As Timothy Chow pointed out, the OP's question is most naturally
formulated as a promise problem: given a finite system of
equations and inequalities in finitely many variables and the
promise that it has a solution and furthermore that all solutions
have the same value for the particular variable $\xi$, determine
whether or not that value of $\xi$ is rational.

Let me show here in various ways that if we drop the
promise-problem aspect of the problem, it is not decidable.

**Theorem.** There is no computable procedure to determine whether
a given finite system of equations and inequalities, allowing the
operations $+,\cdot,0,1,\sin$, has a solution in the reals.

**Proof.** We shall use the variables $\xi,x_1,\ldots,x_n$ and
another variable $p$. By insisting that $\sin(p)=0$ and $p>0$, we
can ensure that $p$ is an positive integer multiple of $\pi$. By
insisting that $\sin(x_i\cdot p)=0$, we can ensure that each $x_i$
is an integer.

In this way, we may transform any diophantine equation $q(\vec
x)=0$, where $q$ is polynomial in several variables over the
integers, into a system over the reals, such that $q(\vec x)=0$
has a solution over the integers if and only if the new system has
a solution over the reals.

But it is a well-known consequence of the MRDP theorem
that we cannot computably decide whether a given diophantine
equation has a solution over the integers (and this was the
solution to Hilbert's 10th problem). **QED**

**Theorem.** There is no computable procedure to determine whether
a given finite system of equations and inequalities in the
variables $x_1,\ldots,x_n,\xi$, allowing the operations
$+,\cdot,0,1,\sin$, has at least one rational value $\xi$ that is
part of a solution. Furthermore, this remains undecidable even
given the promise that there is at most one value $\xi$ that is
part of a solution, and that no irrational $\xi$ are solutions.

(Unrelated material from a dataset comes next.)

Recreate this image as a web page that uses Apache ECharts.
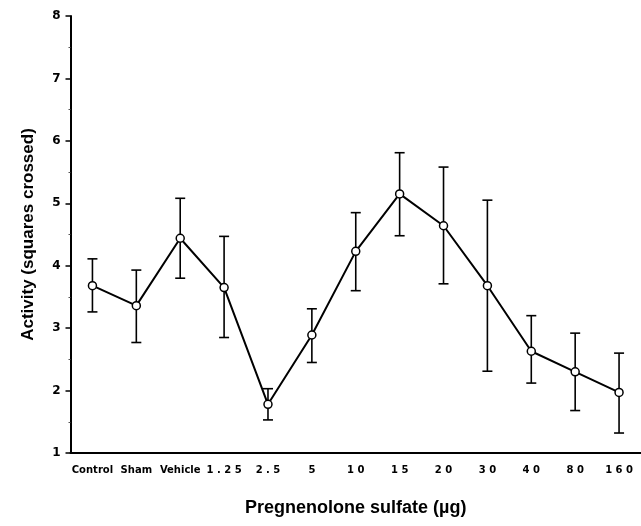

**Proof.** For any diophantine equation $q(\vec x)=0$, consider
the modified system over the reals, using the additional variable
$p$, where we insist that $q(\vec x)=0$ and also $\sin(p)=0$,
$p>0$, and $\sin(x_i\cdot p)=0$, which ensure that $p$ is a
positive integer multiple of $\pi$ and that all the $x_i$'s are
integers. Finally, add the equation $\xi=0$.

The original diophantine equation has a solution over the integers
just in case the new system has a solution over the reals, and in
any such solution, $\xi$ will be rational, because it will be $0$.
So the original system has a solution over the integers if and
only if the new system has at least one solution for which $\xi$
is rational. So this is not decidable. **QED**

**Theorem.** There is no computable procedure to determine whether
a given finite system of equations and inequalities in the
variables $x_1,\ldots,x_n,\xi$, allowing the operations
$+,\cdot,0,1,\sin$, has at most one rational $\xi$ that is part of
a solution. Furthermore, this remains undecidable under the
promise that there are at most two values of $\xi$ that solve the
system, both rational.

**Proof.** We use the same idea, but replace the equation $\xi=0$
with the equation $\xi(\xi-1)=0$. So this system has either no
solutions or $\xi=0$ and $\xi=1$ are both solutions. **QED**

These theorems do not seem to answer the full question: given a finite system of equations and inequalities, and given the promise that there is exactly one value of $\xi$ that is part of a solution, determine whether this value of $\xi$ is rational or not.